RECORDED DATA:

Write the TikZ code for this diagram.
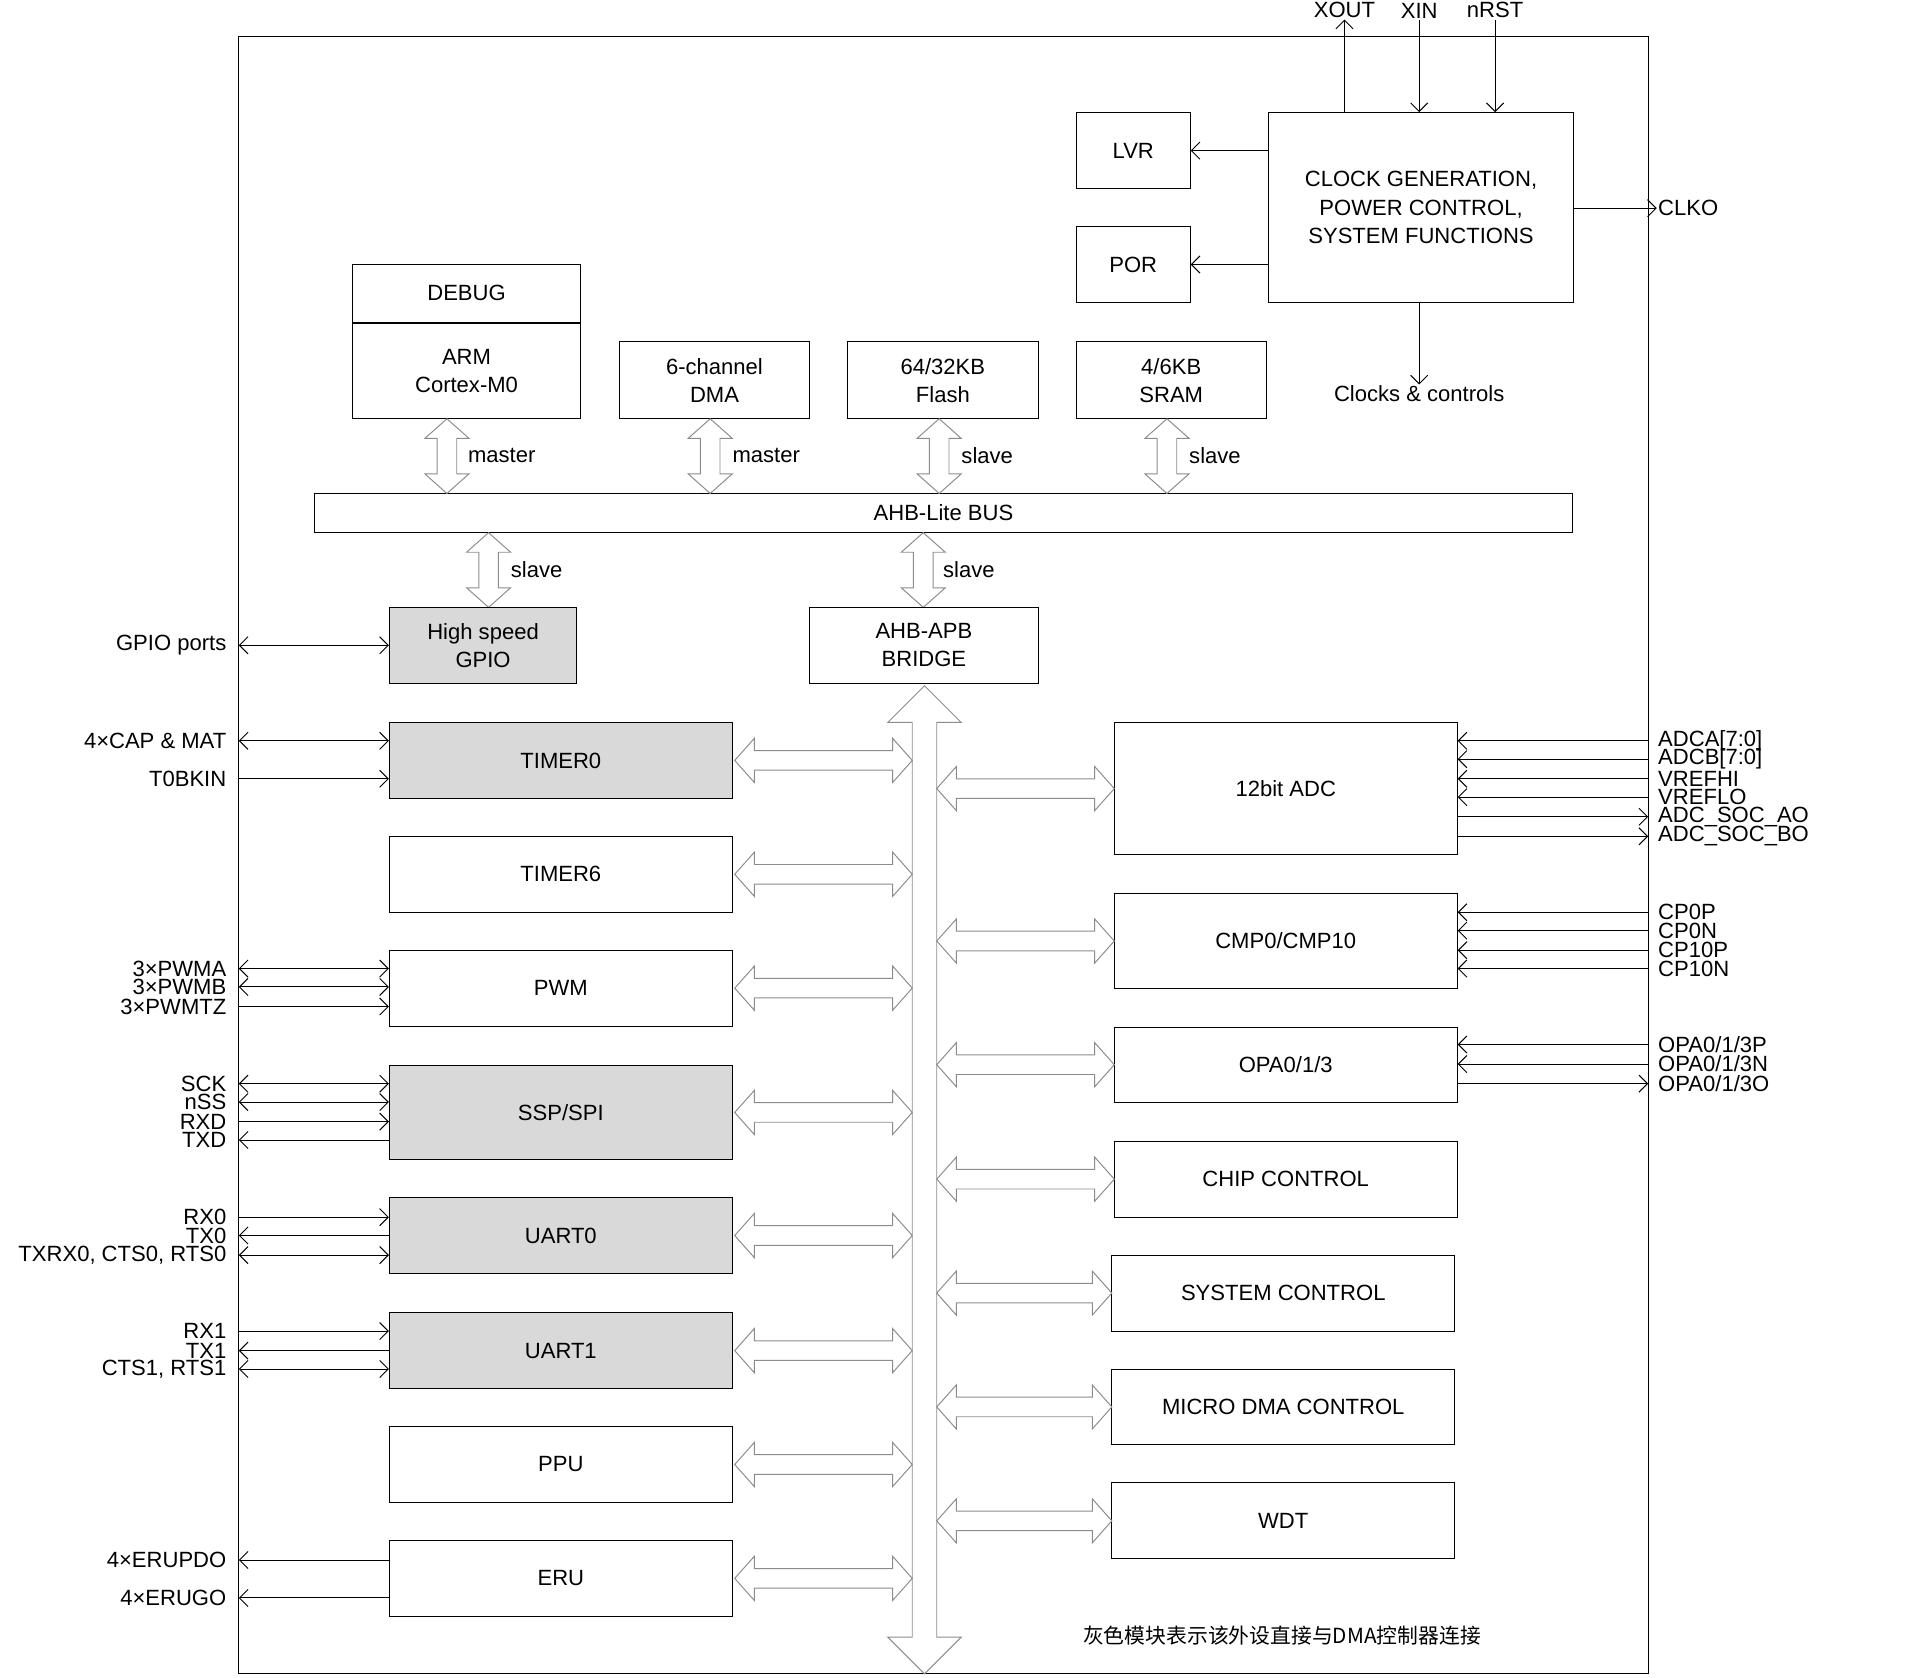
\documentclass[tikz,border=0pt]{standalone}
\usepackage{fontspec}
\setmainfont{Liberation Sans}
\newfontfamily\cjk{Noto Sans CJK SC}
\usetikzlibrary{arrows.meta}
\tikzset{
  blk/.style={draw, thick, minimum height=#1, inner sep=0pt, align=center},
  blk/.default=62pt,
  gblk/.style={blk=#1, fill=black!15},
  gblk/.default=62pt,
  sig/.style={thick, -{Straight Barb[length=7pt,width=14pt]}},
  sigb/.style={thick, {Straight Barb[length=7pt,width=14pt]}-{Straight Barb[length=7pt,width=14pt]}},
  lab/.style={inner sep=1pt, font=\fontsize{18}{17}\selectfont},
  hol/.style={draw=black!45, fill=white, thick},
}
% hollow double arrows
\newcommand\hhol[3]{\draw[hol] (#1,#3) -- ++(16,-18) -- ++(0,10) -- (#2-16,#3-8) -- ++(0,-10) -- (#2,#3) -- ++(-16,18) -- ++(0,-10) -- (#1+16,#3+8) -- ++(0,10) -- cycle;}
\newcommand\vhol[3]{\draw[hol] (#1,#2) -- ++(-18,16) -- ++(10,0) -- (#1-8,#3-16) -- ++(-10,0) -- (#1,#3) -- ++(18,-16) -- ++(-10,0) -- (#1+8,#2+16) -- ++(10,0) -- cycle;}
\begin{document}
\begin{tikzpicture}[x=1pt, y=-1pt, font=\fontsize{18}{23}\selectfont]
  \useasboundingbox (0,0) rectangle (1568,1370);
  \draw[thick] (195,30) rectangle (1346,1367);
  \coordinate (fw) at (195,0);
  \coordinate (fe) at (1346,0);

  % central APB bus
  \draw[hol] (755,560) -- (785,590) -- (765,590) -- (765,1337) -- (785,1337) -- (755,1367) -- (725,1337) -- (745,1337) -- (745,590) -- (725,590) -- cycle;

  % clock section
  \node[blk=155pt, minimum width=249pt] (clk) at (1160.5,169.5) {CLOCK GENERATION,\\POWER CONTROL,\\SYSTEM FUNCTIONS};
  \node[blk, minimum width=93pt] (lvr) at (925.5,123) {LVR};
  \node[blk, minimum width=93pt] (por) at (925.5,216) {POR};
  \draw[sig] (clk.west |- lvr) -- (lvr);
  \draw[sig] (clk.west |- por) -- (por);
  \node[lab, anchor=south] (xout) at (1098,16) {XOUT};
  \node[lab, anchor=south] (xin) at (1159,16) {XIN};
  \node[lab, anchor=south] (nrst) at (1221,16) {nRST};
  \draw[sig] (xout.south |- clk.north) -- (xout.south);
  \draw[sig] (xin.south) -- (xin.south |- clk.north);
  \draw[sig] (nrst.south) -- (nrst.south |- clk.north);
  \node[lab, anchor=west] (clko) at (1353,170) {CLKO};
  \draw[sig] (clk.east |- clko) -- (clko.west);
  \node[lab, anchor=north] (cc) at (1159,314) {Clocks \& controls};
  \draw[sig] (clk.south -| cc) -- (cc.north);

  % AHB masters and slaves
  \node[blk=47pt, minimum width=186pt] (dbg) at (381,239.5) {DEBUG};
  \node[blk=78pt, minimum width=186pt, anchor=north] (arm) at (dbg.south) {ARM\\Cortex-M0};
  \node[blk=63pt, minimum width=155pt] (dma) at (583.5,310.5) {6-channel\\DMA};
  \node[blk=63pt, minimum width=156pt] (fla) at (770,310.5) {64/32KB\\Flash};
  \node[blk=63pt, minimum width=155pt] (sram) at (956.5,310.5) {4/6KB\\SRAM};
  \node[blk=32pt, minimum width=1027pt] (ahb) at (770.5,419) {AHB-Lite BUS};
  \vhol{365}{342}{403}
  \vhol{580}{342}{403}
  \vhol{767}{342}{403}
  \vhol{953}{342}{403}
  \node[lab, anchor=west] at (381,372) {master};
  \node[lab, anchor=west] at (597,372) {master};
  \node[lab, anchor=west] at (784,372) {slave};
  \node[lab, anchor=west] at (970,372) {slave};
  \vhol{399}{435}{496}
  \vhol{754}{435}{496}
  \node[lab, anchor=west] at (416,465) {slave};
  \node[lab, anchor=west] at (769,465) {slave};
  \node[gblk, minimum width=153pt] (gpio) at (394.5,527) {High speed\\GPIO};
  \node[blk, minimum width=187pt] (brg) at (754.5,527) {AHB-APB\\BRIDGE};
  \node[lab, anchor=east] (gp) at (186,527) {GPIO ports};
  \draw[sigb] (fw |- gp) -- (gpio.west);

  % left peripherals
  \foreach \n/\t/\y/\h/\s in {tim0/TIMER0/621/62/gblk, tim6/TIMER6/714/62/blk, pwm/PWM/807/62/blk,
      ssp/SSP\slash SPI/908.5/77/gblk, ua0/UART0/1009/62/gblk, ua1/UART1/1103/62/gblk,
      ppu/PPU/1196/62/blk, eru/ERU/1289/62/blk}{
    \node[\s=\h pt, minimum width=280pt] (\n) at (458,\y) {\t};
    \hhol{600}{745}{\y}
  }

  % right peripherals
  \foreach \n/\t/\x/\y/\h in {adc/12bit ADC/1050/644/108, cmp/CMP0\slash CMP10/1050/768.5/77,
      opa/OPA0\slash 1\slash 3/1050/869.5/61, chip/CHIP CONTROL/1050/963/62,
      sysc/SYSTEM CONTROL/1048/1056/62, mdma/MICRO DMA CONTROL/1048/1149/62, wdt/WDT/1048/1242/62}{
    \node[blk=\h pt, minimum width=280pt] (\n) at (\x,\y) {\t};
    \hhol{765}{\x-140}{\y}
  }

  % left signals
  \foreach \t/\y in {4×CAP \& MAT/605, T0BKIN/636, 3×PWMA/791, 3×PWMB/806, 3×PWMTZ/822,
      SCK/885, nSS/900, RXD/916, TXD/931, RX0/994, TX0/1009, {TXRX0, CTS0, RTS0}/1025,
      RX1/1087, TX1/1103, {CTS1, RTS1}/1118, 4×ERUPDO/1274, 4×ERUGO/1305}
    \node[lab, anchor=east] at (186,\y) {\t};
  \foreach \y/\b in {605/tim0, 791/pwm, 806/pwm, 885/ssp, 900/ssp, 1025/ua0, 1118/ua1}
    \draw[sigb] (195,\y) -- (\b.west |- 0,\y);
  \foreach \y/\b in {636/tim0, 822/pwm, 916/ssp, 994/ua0, 1087/ua1}
    \draw[sig] (195,\y) -- (\b.west |- 0,\y);
  \foreach \y/\b in {931/ssp, 1009/ua0, 1103/ua1, 1274/eru, 1305/eru}
    \draw[sig] (\b.west |- 0,\y) -- (195,\y);

  % right signals
  \foreach \t/\y in {ADCA[7:0]/605, ADCB[7:0]/620, VREFHI/636, VREFLO/651, ADC\_SOC\_AO/667, ADC\_SOC\_BO/683,
      CP0P/745, CP0N/760, CP10P/776, CP10N/791, {OPA0/1/3P}/853, {OPA0/1/3N}/869, {OPA0/1/3O}/885}
    \node[lab, anchor=west] at (1353,\y) {\t};
  \foreach \y/\b in {605/adc, 620/adc, 636/adc, 651/adc, 745/cmp, 760/cmp, 776/cmp, 791/cmp, 853/opa, 869/opa}
    \draw[sig] (fe |- 0,\y) -- (\b.east |- 0,\y);
  \foreach \y/\b in {667/adc, 683/adc, 885/opa}
    \draw[sig] (\b.east |- 0,\y) -- (fe |- 0,\y);

  \node[font=\cjk\fontsize{17}{17}\selectfont] (note) at (1047,1336) {灰色模块表示该外设直接与DMA控制器连接};
\end{tikzpicture}
\end{document}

EXERCISE AIM: From the first line above to the line containing "(725,590) -- cycle;", repeat each line exactly. Pictures stay out.

EXERCISE OUTPUT:
Write the TikZ code for this diagram.
\documentclass[tikz,border=0pt]{standalone}
\usepackage{fontspec}
\setmainfont{Liberation Sans}
\newfontfamily\cjk{Noto Sans CJK SC}
\usetikzlibrary{arrows.meta}
\tikzset{
  blk/.style={draw, thick, minimum height=#1, inner sep=0pt, align=center},
  blk/.default=62pt,
  gblk/.style={blk=#1, fill=black!15},
  gblk/.default=62pt,
  sig/.style={thick, -{Straight Barb[length=7pt,width=14pt]}},
  sigb/.style={thick, {Straight Barb[length=7pt,width=14pt]}-{Straight Barb[length=7pt,width=14pt]}},
  lab/.style={inner sep=1pt, font=\fontsize{18}{17}\selectfont},
  hol/.style={draw=black!45, fill=white, thick},
}
% hollow double arrows
\newcommand\hhol[3]{\draw[hol] (#1,#3) -- ++(16,-18) -- ++(0,10) -- (#2-16,#3-8) -- ++(0,-10) -- (#2,#3) -- ++(-16,18) -- ++(0,-10) -- (#1+16,#3+8) -- ++(0,10) -- cycle;}
\newcommand\vhol[3]{\draw[hol] (#1,#2) -- ++(-18,16) -- ++(10,0) -- (#1-8,#3-16) -- ++(-10,0) -- (#1,#3) -- ++(18,-16) -- ++(-10,0) -- (#1+8,#2+16) -- ++(10,0) -- cycle;}
\begin{document}
\begin{tikzpicture}[x=1pt, y=-1pt, font=\fontsize{18}{23}\selectfont]
  \useasboundingbox (0,0) rectangle (1568,1370);
  \draw[thick] (195,30) rectangle (1346,1367);
  \coordinate (fw) at (195,0);
  \coordinate (fe) at (1346,0);

  % central APB bus
  \draw[hol] (755,560) -- (785,590) -- (765,590) -- (765,1337) -- (785,1337) -- (755,1367) -- (725,1337) -- (745,1337) -- (745,590) -- (725,590) -- cycle;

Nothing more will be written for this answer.